Твоей любви, о мальчик, колдовство, —

ничто, и гласу, что уста рвет, внемли.

Забудешь ты, что пел. Пройдет любовь.

Песнь истины не значит ничего.

Дыханье ветра. Бог. И Ветер вновь[406].


Итак, совет достигнуть молчания выражается посредством воли, стремящейся приобщиться к воздушной стихии, порвать с чересчур изобильной материей или навязать материальному изобилию сублимации освобождение, подвижность. Благодаря грезам о воздухе все образы становятся возвышенными, свободными, подвижными.

То, что прекрасные литературные образы невозможно понять с первого захода, то, что они раскрываются постепенно, в подлинном становлении воображения, в обогащении слов смыслами, – доказывает возможность некоего «послесловия», намечающего литературный образ как весьма специфическую функцию, на которой мы ненадолго остановимся.
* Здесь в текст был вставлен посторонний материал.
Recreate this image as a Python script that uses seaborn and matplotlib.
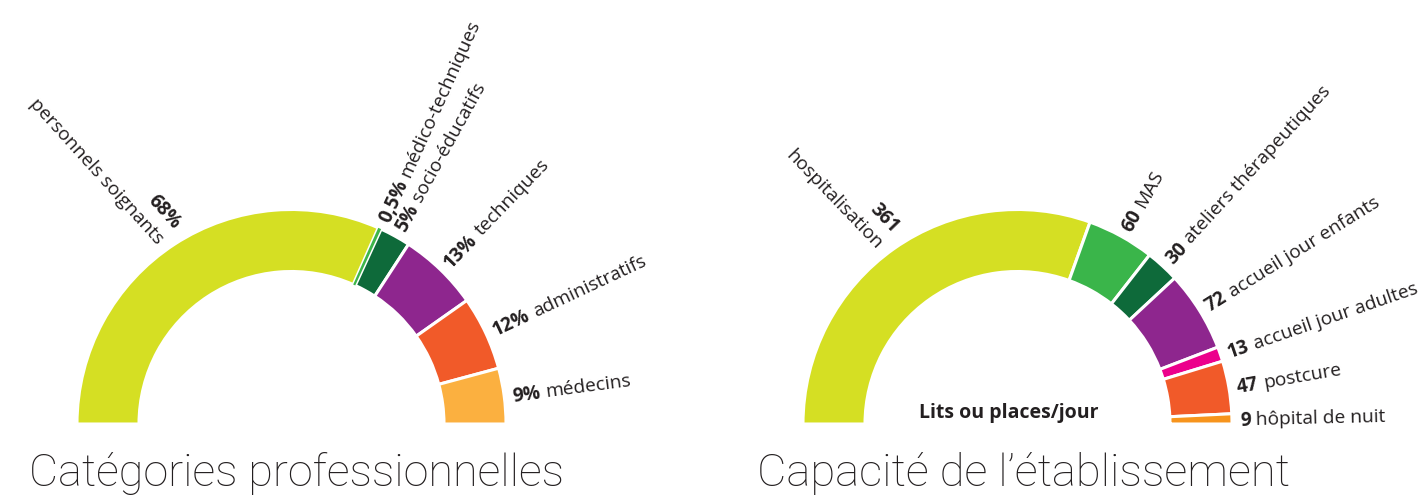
import numpy as np
import matplotlib
matplotlib.use("Agg")
import matplotlib.pyplot as plt
import seaborn as sns
from matplotlib import font_manager as fm

# ---------------- data ----------------
prof_values = [68, 0.5, 5, 13, 12, 9]
prof_nums = ["68%", "0,5%", "5%", "13%", "12%", "9%"]
prof_names = ["personnels soignants", "médico-techniques", "socio-éducatifs",
              "techniques", "administratifs", "médecins"]
prof_colors = ["#D5DF23", "#3DB54A", "#0E6A3A", "#8E268E", "#F15A29", "#FBB040"]
prof_title = "Catégories professionnelles"

cap_values = [361, 60, 30, 72, 13, 47, 9]
cap_nums = ["361", "60", "30", "72", "13", "47", "9"]
cap_names = ["hospitalisation", "MAS", "ateliers thérapeutiques",
             "accueil jour enfants", "accueil jour adultes", "postcure",
             "hôpital de nuit"]
cap_colors = ["#D5DF23", "#3AB54A", "#0E6A3A", "#8E268E", "#EC008C", "#F15A29", "#F7941D"]
cap_title = "Capacité de l’établissement"
cap_note = "Lits ou places/jour"

# ---------------- style ----------------
sns.set_theme(style="white")
names_avail = {f.name for f in fm.fontManager.ttflist}


def pick(cands, default="DejaVu Sans"):
    for c in cands:
        if c in names_avail:
            return c
    return default


label_font = pick(["Open Sans", "Noto Sans", "Lato"])
title_font = pick(["Roboto", "Liberation Sans Narrow", "Lato"])
plt.rcParams["font.family"] = [label_font, "DejaVu Sans"]
TXT = "#231F20"

W, H = 1421, 497
fig = plt.figure(figsize=(W / 100, H / 100), dpi=100)
ax = fig.add_axes([0, 0, 1, 1])
renderer = fig.canvas.get_renderer()

R = 214.5
BAND = 62
LEFT_TILT = 0.84  # left-side labels are a little less steep than radial


def text_width(s, **kw):
    t = ax.text(0, 0, s, **kw)
    w = t.get_window_extent(renderer).width
    t.remove()
    return w


# label font size fitted so that "9% médecins" is ~120 px long as in the reference
LFS = 13.0
_w = (text_width("9%", fontsize=LFS, fontweight="bold") + 0.28 * LFS * 100 / 72
      + text_width("médecins", fontsize=LFS))
LFS = LFS * 119.0 / _w


def half_donut(cx, cy, values, colors, nums, names):
    pal = sns.color_palette(colors)
    total = float(sum(values))
    wedges, _ = ax.pie(list(values) + [total], radius=R, center=(cx, cy),
                       startangle=180, counterclock=False,
                       colors=list(pal) + [(1, 1, 1, 0)],
                       wedgeprops=dict(width=BAND, edgecolor="white", linewidth=2.2))
    wedges[-1].set_visible(False)
    for wdg, v in zip(wedges[:-1], values):
        if v / total * 180.0 < 1.5:
            wdg.set_linewidth(0)
            wdg.set_zorder(wdg.get_zorder() + 1)

    fs_px = LFS * 100 / 72.0
    start = 180.0
    for v, num, name in zip(values, nums, names):
        span = v / total * 180.0
        mid = start - span / 2
        start -= span
        a = np.deg2rad(mid)
        if mid > 90:
            r = R + 12
            x, y = cx + r * np.cos(a), cy + r * np.sin(a)
            rot = (mid - 180) * LEFT_TILT
            rr = np.deg2rad(rot)
            px, py = -np.sin(rr), np.cos(rr)
            ax.text(x + px * 2, y + py * 2, num, rotation=rot, rotation_mode="anchor",
                    ha="right", va="bottom", fontsize=LFS, fontweight="bold", color=TXT)
            ax.text(x - px * 2, y - py * 2, name, rotation=rot, rotation_mode="anchor",
                    ha="right", va="top", fontsize=LFS, color=TXT)
        else:
            r = R + 8
            x, y = cx + r * np.cos(a), cy + r * np.sin(a)
            rot = mid
            rr = np.deg2rad(rot)
            ux, uy = np.cos(rr), np.sin(rr)
            px, py = -np.sin(rr), np.cos(rr)
            off = -0.36 * fs_px
            bx, by = x + px * off, y + py * off
            ax.text(bx, by, num, rotation=rot, rotation_mode="anchor",
                    ha="left", va="baseline", fontsize=LFS, fontweight="bold", color=TXT)
            w = text_width(num, fontsize=LFS, fontweight="bold") + 0.28 * fs_px
            ax.text(bx + ux * w, by + uy * w, name, rotation=rot, rotation_mode="anchor",
                    ha="left", va="baseline", fontsize=LFS, color=TXT)


half_donut(291.5, H - 424, prof_values, prof_colors, prof_nums, prof_names)
half_donut(1017.5, H - 424, cap_values, cap_colors, cap_nums, cap_names)

nfs = 13.0
nfs *= 178.0 / text_width(cap_note, fontsize=nfs, fontweight="bold")
ax.text(1009, H - 413, cap_note, ha="center", va="center", fontsize=nfs,
        fontweight="bold", color=TXT)

# titles, sized to the reference width
for x0, title, target in [(29, prof_title, 536), (757, cap_title, 533)]:
    fs = 33
    w = text_width(title, fontsize=fs, family=title_font, fontweight="light")
    fs *= target / w
    ax.text(x0, H - 486, title, ha="left", va="baseline", fontsize=fs,
            family=title_font, fontweight="light", color=TXT)

ax.set_xlim(0, W)
ax.set_ylim(0, H)
ax.set_aspect("equal", adjustable="box")
ax.axis("off")
fig.savefig("out.png", dpi=100, facecolor="white")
Воспринимаемый в рамках собственной воли к шлифовке выражений, литературный образ представляет собой физическую реальность, обладающую особой объемностью, точнее говоря, это – психическая объемность, психика с несколькими плоскостями. Она либо запечатлевает, либо возвышает. Она обретает глубину или побуждает к подъему. Она то поднимается, то опускается в пространстве между небом и землей. Она полифонична, ибо полисемантична. Если смыслы отходят далеко друг от друга, литературный образ может опуститься до «игры слов». Если же он замыкается в рамках единственного смысла, он может впасть в дидактизм. Настоящий поэт избегает этих двух опасностей. Он и играет, и наставляет. Слово в нем и размышляет, и разливается потоком. Время в нем замедляется в ожидании читателя. Настоящее стихотворение пробуждает неодолимое желание прочесть его еще раз. Мы сразу же предчувствуем, что во второй раз чтение скажет нам больше, чем в первый. И второе чтение существенно отличается от чтения интеллектуального и продвигается гораздо медленнее первого. Ему присуща собранность. Читая во второй раз, мы непрестанно грезим о стихотворении, ни на секунду не перестаем о нем думать. А иногда мы встречаем великое стихотворение, стихотворение, заряженное такой мукой или мыслью, что читатель – одинокий читатель – начинает что-то бормотать: в этот день он дальше не продвинется.